I tried to include "-static" in the program compilation as suggested in
Valgrind not showing line numbers in spite of -g flag (on Ubuntu 11.10/VirtualBox)
but the compilation failed, saying (in addition to several warnings)
dynamic STT_GNU_IFUNC symbol "strcmp" with pointer equality in '…' can not be used when making an executably; recompile with fPIE and relink with -pie
I have not looked into what "fPIE" and "-pie" mean. Also, please note that I am not using a makefile, nor do I currently know how to write one.
A few more notes: My code does not use the commands malloc, calloc, or new. I'm working entirely with std::vector; no C arrays. I do use commands like .resize(), .insert(), .erase(), and .pop_back(). My code also passes vectors to functions by reference and constant reference. As for parallel commands, I only use MPI_Barrier(), MPI_Bcast(), and MPI_Allgatherv().

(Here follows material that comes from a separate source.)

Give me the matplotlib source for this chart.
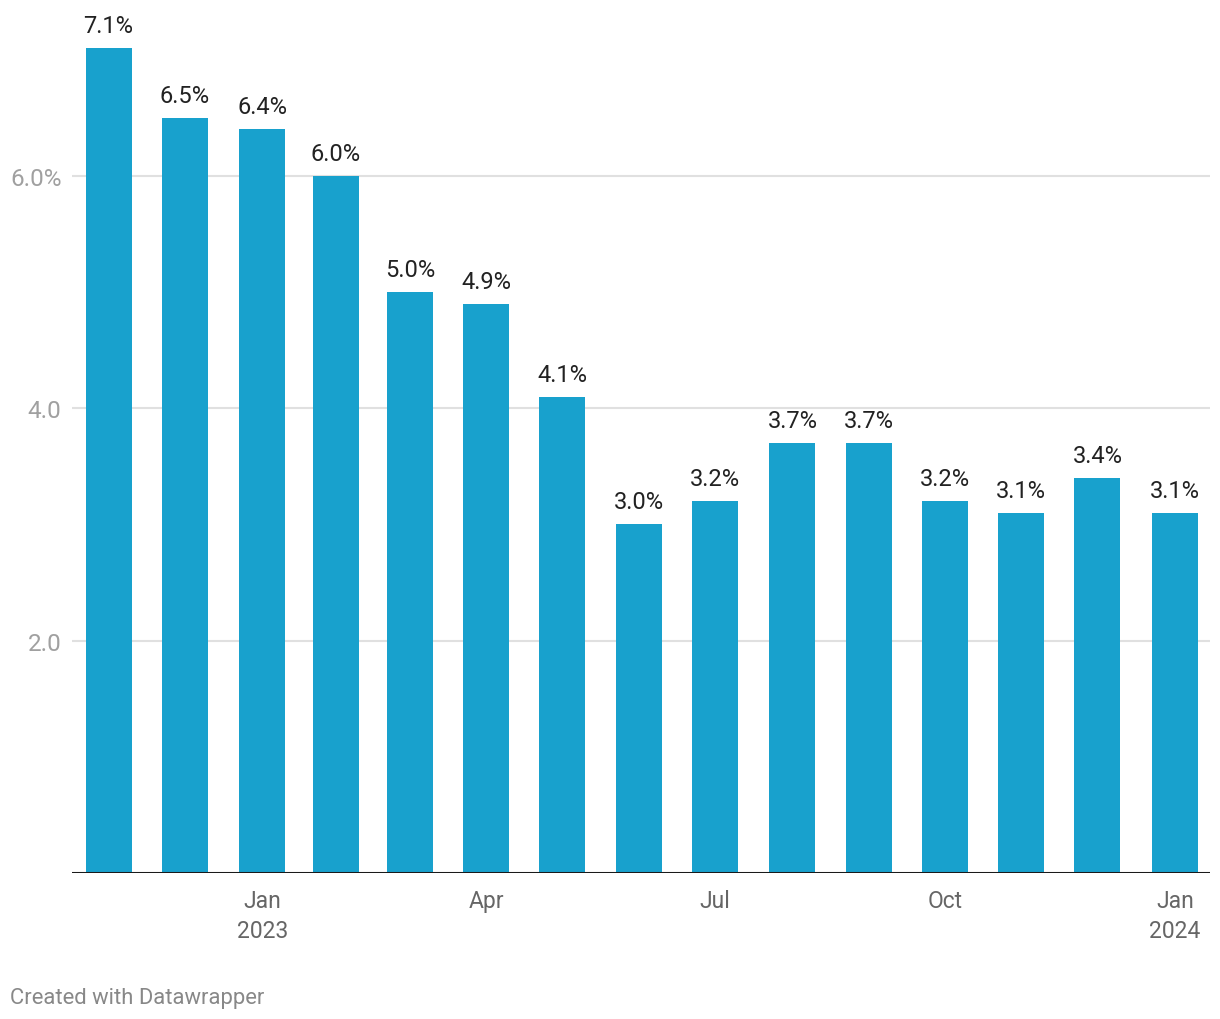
import numpy as np
import pandas as pd
import matplotlib
matplotlib.use("Agg")
import matplotlib.pyplot as plt
import matplotlib.dates as mdates

# monthly values, Nov 2022 .. Jan 2024
months = pd.date_range("2022-11-01", "2024-01-01", freq="MS")
values = [7.1, 6.5, 6.4, 6.0, 5.0, 4.9, 4.1, 3.0, 3.2, 3.7, 3.7, 3.2, 3.1, 3.4, 3.1]
value_labels = ["7.1%", "6.5%", "6.4%", "6.0%", "5.0%", "4.9%", "4.1%", "3.0%",
                "3.2%", "3.7%", "3.7%", "3.2%", "3.1%", "3.4%", "3.1%"]
y_ticks = [2.0, 4.0, 6.0]
y_tick_labels = ["2.0", "4.0", "6.0%"]
x_tick_months = ["2023-01-01", "2023-04-01", "2023-07-01", "2023-10-01", "2024-01-01"]
x_tick_labels = ["Jan\n2023", "Apr", "Jul", "Oct", "Jan\n2024"]

plt.rcParams['font.family'] = ['Roboto', 'DejaVu Sans']

W, H = 1220, 1020
fig = plt.figure(figsize=(W / 100, H / 100), dpi=100)
ax_left, ax_right, ax_bottom = 72, 1210, 1020 - 874
ytop = 7.4
ax_h = ytop * 116.2
ax = fig.add_axes([ax_left / W, ax_bottom / H, (ax_right - ax_left) / W, ax_h / H])

# bar centred in the middle of each month
ends = months + pd.offsets.MonthBegin(1)
centers = [mdates.date2num(s) + (mdates.date2num(e) - mdates.date2num(s)) / 2
           for s, e in zip(months, ends)]
bar_color = "#18a1cd"
ax.bar(centers, values, width=18.4, color=bar_color, zorder=3)

for x, v, lab in zip(centers, values, value_labels):
    ax.annotate(lab, (x, v), xytext=(0, 11.5), textcoords="offset points",
                ha="center", va="baseline", fontsize=17, color="#222222",
                annotation_clip=False)

ax.set_xlim(mdates.date2num(pd.Timestamp("2022-11-01")) + 0.4,
            mdates.date2num(pd.Timestamp("2024-01-31")) - 0.5)
ax.set_ylim(0, ytop)

for y in y_ticks:
    ax.axhline(y, color="#e0e0e0", lw=1.5, zorder=1)
ax.axhline(0, color="#1a1a1a", lw=2.2, zorder=4)

ax.set_yticks(y_ticks)
ax.set_yticklabels(y_tick_labels, fontsize=17.5, color="#a0a0a0")
ax.tick_params(axis="y", length=0, pad=7.5)

tick_pos = []
for m in x_tick_months:
    i = list(months).index(pd.Timestamp(m))
    tick_pos.append(centers[i])
ax.set_xticks(tick_pos)
ax.set_xticklabels(x_tick_labels, fontsize=16.5, color="#666666", linespacing=1.38)
ax.tick_params(axis="x", length=0, pad=11.5)

for s in ax.spines.values():
    s.set_visible(False)

fig.text(10 / W, (1020 - 1004) / H, "Created with Datawrapper", fontsize=15.8,
         color="#888888", va="baseline", ha="left")

fig.savefig("out.png", dpi=100)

How do I get valgrind to show the file names and line numbers for the errors it is reporting? Thank you all for your help!
EDIT
I continued working on it and a friend of mine pointed out that the reports without line numbers are all coming from MPI files, which I did not compile from source, and since I did not compile them, I can't use the -g option, and hence, don't see lines. So I tried valgrind again based on this command,
mpirun -np 1 valgrind --tool=memcheck --leak-check=full --track-origins=yes --log-file=log4.txt -v ./Hybrid.out
but now for two processors, which is
mpirun -np 2 valgrind --tool=memcheck --leak-check=full --track-origins=yes --log-file=log4.txt -v ./Hybrid.out
The program ran to completion (I did not see the seg fault reported in the command line) but this execution of valgrind did give me line numbers within my files. The line valgrind is pointing to is a line where I call MPI_Bcast(). Is it safe to say that this appeared because the memory problem only manifests itself on multiple processors (since I've run it successfully on np -1)?